C. Remand for Further Administrative Proceedings is Appropriate
While the plaintiff seeks an order reversing and remanding to the Commissioner for the payment of benefits, (see Doc. No. 17-1 at 21), the Court declines to do so. “To award benefits, a district court must find that, irrespective of the legal error, the record contains ‘persuasive proof' of the claimant's disability and ‘a remand for further evidentiary proceedings would serve no purpose.'” Sonia N. B. A. v. Kijakazi, No. 3:21-CV-00709-TOF, 2022 WL 2827640, at *10 (D. Conn. July 20, 2022) (citing Parker v. Harris, 626 F.2d 225, 235 (2d Cir. 1980)). The Court finds there to be insufficient persuasive proof that the plaintiff was disabled during the relevant period to remand for a calculation of benefits. Simply put, there are outstanding issues that need to be resolved by the Commissioner. As such, “[r]emand for calculation of benefits would . . . be inappropriate.” Id. Because the identified issues need to be resolved by the Commissioner, the Court remands this matter for further administrative proceedings consistent with this ruling.
VI. CONCLUSION
For the foregoing reasons, the plaintiff's motion for an order reversing or remanding the ALJ's decision is GRANTED IN PART and DENIED IN PART to the extent the plaintiff seeks remand for the payment of benefits. The Commissioner's motion for an order affirming that decision is DENIED. On remand, the ALJ is instructed to: (1) order all treating providers, including Dr. Sandoli, to supplement the record; (2) re-evaluate the medical opinions consistent with this decision; (3) obtain a new consultative examination that is based on an up-to-date record and incorporates Dr. Sandoli's records after the onset date; and (4) determine the RFC and re- evaluate Steps Four and Five in light of this Court's ruling, the revised RFC and the new evidence presented on remand.

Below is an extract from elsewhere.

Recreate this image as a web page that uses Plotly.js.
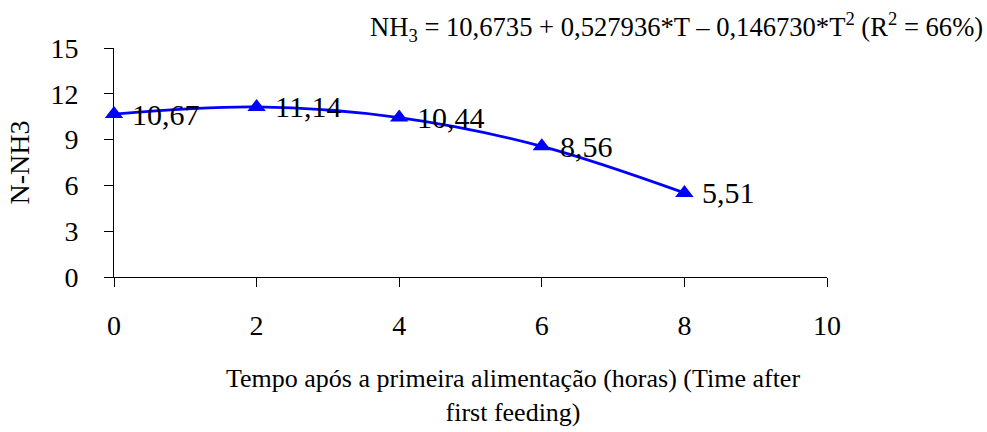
<!DOCTYPE html>
<html>
<head>
<meta charset="utf-8">
<script src="https://cdn.plot.ly/plotly-3.0.1.min.js"></script>
<style>html,body{margin:0;padding:0;background:#fff;}#chart{width:987px;height:432px;}</style>
</head>
<body>
<div id="chart"></div>
<script>
const hours = [0, 2, 4, 6, 8];
const nh3 = [10.67, 11.14, 10.44, 8.56, 5.51];
const pointLabels = ["10,67", "11,14", "10,44", "8,56", "5,51"];
const xTicks = [0, 2, 4, 6, 8, 10];
const yTicks = [0, 3, 6, 9, 12, 15];
const equationText = "NH<sub>3</sub> = 10,6735 + 0,527936*T – 0,146730*T<sup>2</sup> (R<sup>2</sup> = 66%)";
const xTitle = "Tempo após a primeira alimentação (horas) (Time after<br>first feeding)";
const yTitle = "N-NH3";

const SERIF = "Liberation Serif";

function draw() {
  const trace = {
    x: hours,
    y: nh3,
    mode: "lines+markers",
    type: "scatter",
    line: {color: "#0000FF", width: 2.75, shape: "spline", smoothing: 1},
    marker: {symbol: "triangle-up", size: 16, color: "#0000FF"},
    cliponaxis: false,
    hoverinfo: "x+y"
  };

  const labelAnnotations = hours.map((h, i) => ({
    x: h,
    y: nh3[i],
    xref: "x",
    yref: "y",
    text: pointLabels[i],
    xanchor: "left",
    yanchor: "middle",
    xshift: 16,
    showarrow: false,
    font: {family: SERIF, size: 30, color: "#000"}
  }));

  const layout = {
    width: 987,
    height: 432,
    margin: {l: 114, r: 160, t: 48, b: 155},
    paper_bgcolor: "#fff",
    plot_bgcolor: "#fff",
    showlegend: false,
    font: {family: SERIF, color: "#000"},
    xaxis: {
      range: [0, 10],
      tickvals: xTicks,
      ticktext: xTicks.map(String),
      ticks: "outside",
      ticklen: 9,
      tickcolor: "#000",
      showline: true,
      linecolor: "#000",
      linewidth: 1,
      showgrid: false,
      zeroline: false,
      ticklabelstandoff: 14,
      tickfont: {family: SERIF, size: 28, color: "#000"}
    },
    yaxis: {
      range: [0, 15],
      tickvals: yTicks,
      ticktext: yTicks.map(String),
      ticks: "outside",
      ticklen: 9,
      tickcolor: "#000",
      showline: true,
      linecolor: "#000",
      linewidth: 1,
      showgrid: false,
      zeroline: false,
      ticklabelstandoff: 20,
      tickfont: {family: SERIF, size: 28, color: "#000"},
      title: {text: yTitle, font: {family: SERIF, size: 28, color: "#000"}, standoff: 12}
    },
    annotations: labelAnnotations.concat([
      {
        text: equationText,
        xref: "paper", yref: "paper",
        x: 1.2216, y: 1.0,
        xanchor: "right", yanchor: "bottom",
        yshift: 0,
        showarrow: false,
        font: {family: SERIF, size: 26.6, color: "#000"}
      },
      {
        text: xTitle,
        xref: "paper", yref: "paper",
        x: 0.56, y: 0,
        xanchor: "center", yanchor: "top",
        yshift: -85,
        showarrow: false,
        align: "center",
        font: {family: SERIF, size: 26, color: "#000"}
      }
    ])
  };

  Plotly.newPlot("chart", [trace], layout, {displayModeBar: false, staticPlot: true});
}

if (document.fonts && document.fonts.load) {
  document.fonts.load('28px "Liberation Serif"').then(draw, draw);
} else {
  draw();
}
</script>
</body>
</html>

This is not a Recommended Ruling. The consent of the parties permits this Magistrate Judge to direct the entry of a judgment of the District Court in accordance with the Federal Rules of Civil Procedure. Appeals from this judgment can be made directly to the appropriate United States Court of Appeals. See 28 U.S.C. § 636(c)(3); Fed.R.Civ.P. 73(c).
It is so ordered thiat New Haven, Connecticut.